Сцена преображения Мастера и Маргариты, изменения их обычной человеческой природы на иную, потустороннюю связана с чудом евангельского типа (убийством и воскресеньем). С чудом связано в романе все. Ну, пусть с чудом. Хотя бы с чудом. Такого нравственно точного анализа логики самопреображения человека через его волю, как это сделано в образах пушкинских Дон Гуана, Донны Анны и лермонтовского Демона, в русской литературе больше нет. Но Булгаков через чудо решает ту же социально-нравственную задачу, что Пушкин и Лермонтов через способность человека принимать новые решения – человек меняется, изменяет тип своей воспроизводственной логики как носителя культуры, становится другим, рвет со старыми культурными стереотипами, господствовавшими в нем, и формирует в себе способность искать новые.
Булгаковские герои сразу и абсолютно рвут со старым и получают что-то вроде идиллии в вечном доме. Так в жизни не бывает. Но в романе, в котором господствует чудо, это преувеличение допустимо. Потому что повествует о главном – о переходе человека от традиционной логики культуры, в которой господствуют статика и насилие, к логике, которая нацелена на поиск нового уровня свободы в любви и творчестве.
Характерен конец романа. Воланд и его свита покидают землю. Но улетают они не просто с земли, а из России, из Москвы. Россия не для них – самозванцев, иностранцев, динамичной силы, еретиков, взбудораживших застойное болото российской жизни. Они носители смыслов личности, честности, чести, справедливости, прав человека, гражданского общества, милосердия. И поэтому для русского человека они - чужие, чуждые, нечистая сила. А своя, привычная, родная, чистая сила, олицетворяющаяся с насилием, ложью, воровством, жадностью, со всеми возможными библейскими пороками человека, но прикрытая маской добра, Бога, остается в России. Россию покидает возможность нового общества. Уходят из России Мастер и Маргарита. Где они будут, не очень ясно. Но не в России. Не в России будет Мастер создавать свои бессмертные творения. И не в России будет расцветать любовь Мастера и Маргариты. Россию покинула возможность личности, потому что личность в условиях господства ветхозаветности не возможна. Этот вывод наследует основной вывод лермонтовской поэмы «Демон».

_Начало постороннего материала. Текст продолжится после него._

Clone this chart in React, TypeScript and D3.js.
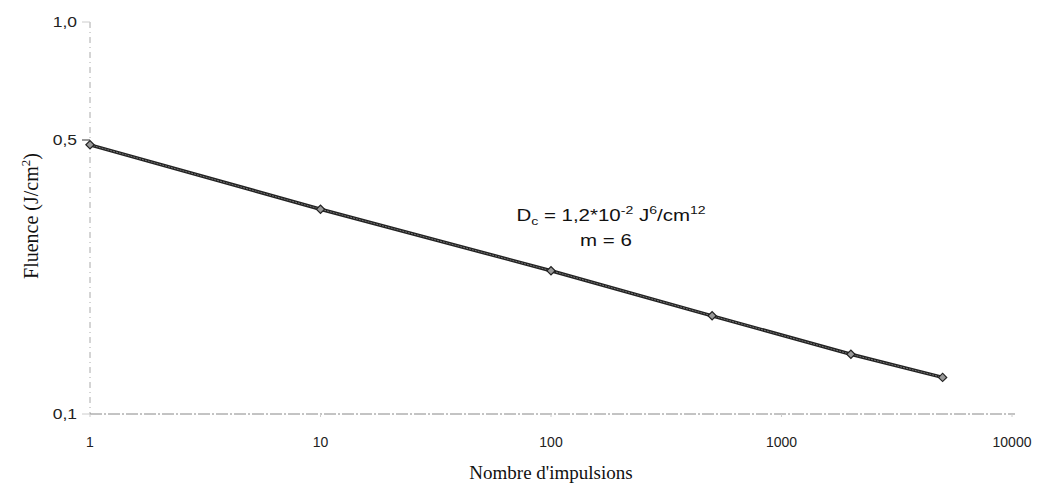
import { useEffect, useRef } from 'react';
import * as d3 from 'd3';

const PULSES = [1, 10, 100, 500, 2000, 5000];
const FLUENCE = [0.486, 0.333, 0.232, 0.178, 0.142, 0.124];
const Y_TICKS = [1, 0.5, 0.1];
const X_TICKS = [1, 10, 100, 1000, 10000];

const W = 1044, H = 490;
const M = { top: 22, right: 32, bottom: 76, left: 90 };
const fmt = (v: number) => v.toFixed(1).replace('.', ',');

export default function App() {
  const ref = useRef<SVGSVGElement>(null);
  useEffect(() => {
    const svg = d3.select(ref.current); svg.selectAll('*').remove();
    const x = d3.scaleLog().domain([1, 10000]).range([M.left, W - M.right]);
    const y = d3.scaleLog().domain([0.1, 1]).range([H - M.bottom, M.top]);
    const sans = 'Liberation Sans, Arial, sans-serif', serif = 'Liberation Serif, Times New Roman, serif';

    // axes, grey dashed like the scan
    svg.append('line').attr('x1', x(1)).attr('x2', x(1)).attr('y1', y(1)).attr('y2', y(0.1))
      .attr('stroke', '#aaa').attr('stroke-dasharray', '6,4,1,4');
    svg.append('line').attr('x1', x(1)).attr('x2', x(10000) + 3).attr('y1', y(0.1)).attr('y2', y(0.1))
      .attr('stroke', '#888').attr('stroke-dasharray', '12,2,2,2');

    svg.append('g').selectAll('line').data(Y_TICKS).join('line')
      .attr('x1', x(1) - 8).attr('x2', x(1)).attr('y1', d => y(d)).attr('y2', d => y(d))
      .attr('stroke', d => d === 0.5 ? '#333' : '#ccc');
    svg.append('g').selectAll('text').data(Y_TICKS).join('text')
      .attr('transform', d => `translate(${x(1) - 13},${y(d) + 5}) scale(1.25,1)`).attr('text-anchor', 'end')
      .attr('font-family', sans).attr('font-size', 14).attr('fill', '#222').text(fmt);

    svg.append('g').selectAll('line').data(X_TICKS).join('line')
      .attr('x1', d => x(d)).attr('x2', d => x(d)).attr('y1', y(0.1)).attr('y2', y(0.1) + 3)
      .attr('stroke', '#ccc');
    svg.append('g').selectAll('text').data(X_TICKS).join('text')
      .attr('x', d => x(d)).attr('y', y(0.1) + 33).attr('text-anchor', 'middle')
      .attr('font-family', sans).attr('font-size', 14).attr('fill', '#222').text(d => String(d));

    // series
    const pts = PULSES.map((p, i) => [x(p), y(FLUENCE[i])] as [number, number]);
    const line = d3.line();
    svg.append('path').attr('d', line(pts)).attr('fill', 'none').attr('stroke', '#222').attr('stroke-width', 3.5);
    svg.append('path').attr('d', line(pts)).attr('fill', 'none').attr('stroke', '#777').attr('stroke-width', 1).attr('stroke-dasharray', '2,1');
    const sym = d3.symbol().type(d3.symbolSquare).size(34);
    svg.append('g').selectAll('path').data(pts).join('path')
      .attr('transform', d => `translate(${d[0]},${d[1]}) rotate(45)`).attr('d', sym)
      .attr('fill', '#999').attr('stroke', '#222').attr('stroke-width', 1.2);

    // annotation (scan text is horizontally wide)
    const g = svg.append('g').attr('transform', 'translate(611,221) scale(1.28,1)');
    const ann = g.append('text').attr('text-anchor', 'middle')
      .attr('font-family', sans).attr('font-size', 16).attr('fill', '#111');
    ann.append('tspan').text('D');
    ann.append('tspan').attr('font-size', 11).attr('dy', 4).text('c');
    ann.append('tspan').attr('dy', -4).text(' = 1,2*10');
    ann.append('tspan').attr('font-size', 11).attr('dy', -7).text('-2');
    ann.append('tspan').attr('dy', 7).text(' J');
    ann.append('tspan').attr('font-size', 11).attr('dy', -7).text('6');
    ann.append('tspan').attr('dy', 7).text('/cm');
    ann.append('tspan').attr('font-size', 11).attr('dy', -7).text('12');
    svg.append('g').attr('transform', 'translate(606,246) scale(1.28,1)')
      .append('text').attr('text-anchor', 'middle')
      .attr('font-family', sans).attr('font-size', 16).attr('fill', '#111').text('m = 6');

    // titles
    svg.append('text').attr('x', 551).attr('y', 479).attr('text-anchor', 'middle')
      .attr('font-family', serif).attr('font-size', 19).attr('fill', '#111').text("Nombre d'impulsions");
    const yt = svg.append('text').attr('transform', 'translate(38,216) rotate(-90)').attr('text-anchor', 'middle')
      .attr('font-family', serif).attr('font-size', 20).attr('fill', '#111');
    yt.append('tspan').text('Fluence (J/cm');
    yt.append('tspan').attr('font-size', 13).attr('dy', -8).text('2');
    yt.append('tspan').attr('dy', 8).text(')');
  }, []);
  return (
    <>
      <style>{'body{margin:0;background:#fff}'}</style>
      <svg ref={ref} width={W} height={H} style={{ display: 'block' }} />
    </>
  );
}
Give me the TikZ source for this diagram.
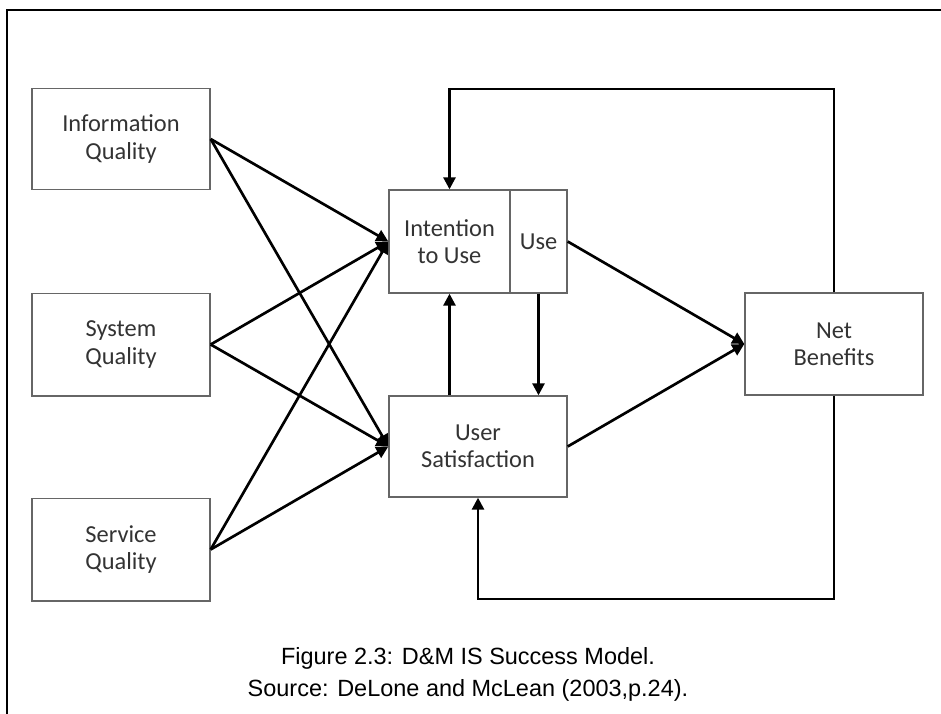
\documentclass[tikz,border=0pt]{standalone}
\usepackage{fontspec}
\setmainfont{Liberation Sans}
\newfontfamily\boxfont{Carlito}
\usetikzlibrary{arrows.meta}
\begin{document}
\begin{tikzpicture}[x=0.75pt,y=-0.75pt,
  construct/.style={draw=black!60,line width=1pt,fill=white,inner sep=0pt,
    align=center,text=black!80,font=\boxfont\fontsize{18.3}{20.5}\selectfont},
  link/.style={draw=black,line width=2pt,-{Triangle[length=9pt,width=9pt]}},
  caption/.style={font=\fontsize{17.6}{24}\selectfont,align=center,text=black}]
\useasboundingbox (0,0) rectangle (941,713);
% outer frame (runs past the right and bottom edges)
\draw[line width=1.6pt] (7,10) rectangle (960,730);

% construct boxes
\node[construct,minimum width=133.5pt,minimum height=75.75pt] (iq) at (121,139) {Information\\Quality};
\node[construct,minimum width=133.5pt,minimum height=77pt] (sq) at (121,344.5) {System\\Quality};
\node[construct,minimum width=133.5pt,minimum height=77pt] (svq) at (121,549.5) {Service\\Quality};
\node[construct,minimum width=90.75pt,minimum height=77.25pt] (itu) at (449.5,241.5) {Intention\\to Use};
\node[construct,minimum width=42.75pt,minimum height=77.25pt] (use) at (538.5,241.5) {Use};
\node[construct,minimum width=133.5pt,minimum height=75.75pt] (us) at (478,446.5) {User\\Satisfaction};
\node[construct,minimum width=133.5pt,minimum height=76.5pt] (nb) at (834,344) {Net\\Benefits};

% quality dimensions into use and satisfaction
\foreach \src in {iq,sq,svq}{
  \draw[link] (\src.east) -- (itu.west);
  \draw[link] (\src.east) -- (us.west);
}

% use and satisfaction into net benefits
\draw[link] (use.east) -- (nb.west);
\draw[link] (us.east) -- (nb.west);

% between intention/use and satisfaction
\draw[link] (us.north -| itu.south) -- (itu.south);
\draw[link] (use.south) -- (us.north -| use.south);

% feedback loops from net benefits
\coordinate (loopTop) at (0,89);
\coordinate (loopBot) at (0,599);
\draw[link] (nb.north) -- (nb.north |- loopTop) -- (itu.north |- loopTop) -- (itu.north);
\draw[link] (nb.south) -- (nb.south |- loopBot) -- (us.south |- loopBot) -- (us.south);

% caption
\node[caption] (cap) at (468,674) {Figure 2.3: D\&M IS Success Model.\\Source: DeLone and McLean (2003,p.24).};
\end{tikzpicture}
\end{document}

И есть еще один конец романа «Мастер и Маргарита». В результате всех перипетий хороший человек, но плохой поэт Иван, в конце романа именуемый Иванушкой, понял, что писал плохие стихи, но благодаря общению с потусторонней силой и Мастером понял, что писать он их больше не будет. Человек, понявший, что он бездарность, уже не бездарность. Это победа возможности нового творчества над опытом серого творчества. У изменившегося Иванушки появилась интуиция. Он даже стал чувствовать через стены. Он, например, не зная того, почувствовал, что умерла женщина за стеной его палаты. Это означает, что сущность Иванушки начала меняться. И все-таки критика увлекается, когда возлагает большие надежды на изменившегося Иванушку. Иванушка не только безумен, он слабоумен: «Я ведь слово свое сдержу, стишков больше писать не буду. Меня другое теперь интересует, - Иванушка улыбнулся и безумными глазами поглядел куда-то мимо мастера»[304]. Ему еще много надо пройти, чтобы стать мастером и написать продолжение истории о трусости Понтия Пилата как своей трусости. Сможет ли он это – большой вопрос. Россия, из которой бежит любовь (Маргарита), творчество (Мастер), силы, способные создать справедливое общество на основе ценности личности (Воланд и его свита), и в которой остается безумный поэт Иванушка (Иванушка-дурачок?), это общество с неопределенным будущим. Булгаковская неопределенность – из финала лермонтовского «Демона». Будущее общества, в котором так и не родилась личность, либо из которой бежит личность, либо невозможно общество личностей, совершенно неопределенно.
Основной вывод этого раздела книги сделан – элементы фундаментальной связи между логиками мышления Лермонтова и Булгакова установлены.
Остается добавить непринципиальные детали.
Булгаковскому Иешуа в год казни было 27 лет, как и Лермонтову в год его гибели.
Желая оскорбить Иешуа, первосвященник Иудеи Каифа назвал его собакой. Русский император, узнав о гибели Лермонтова, произнес: «Собаке – собачья смерть».
Лермонтовский Демон клялся Тамаре самым дорогим для него – ее жизнью: «Клянусь свиданием с тобой…/Земной святыней и тобой /Клянусь твоим последним взглядом». Тем же клялась и булгаковская Маргарита Мастеру, самым дорогим для нее – его жизнью и творчеством: «Клянусь тебе твоею жизнью, клянусь угаданным тобою сыном звездочета, все будет хорошо».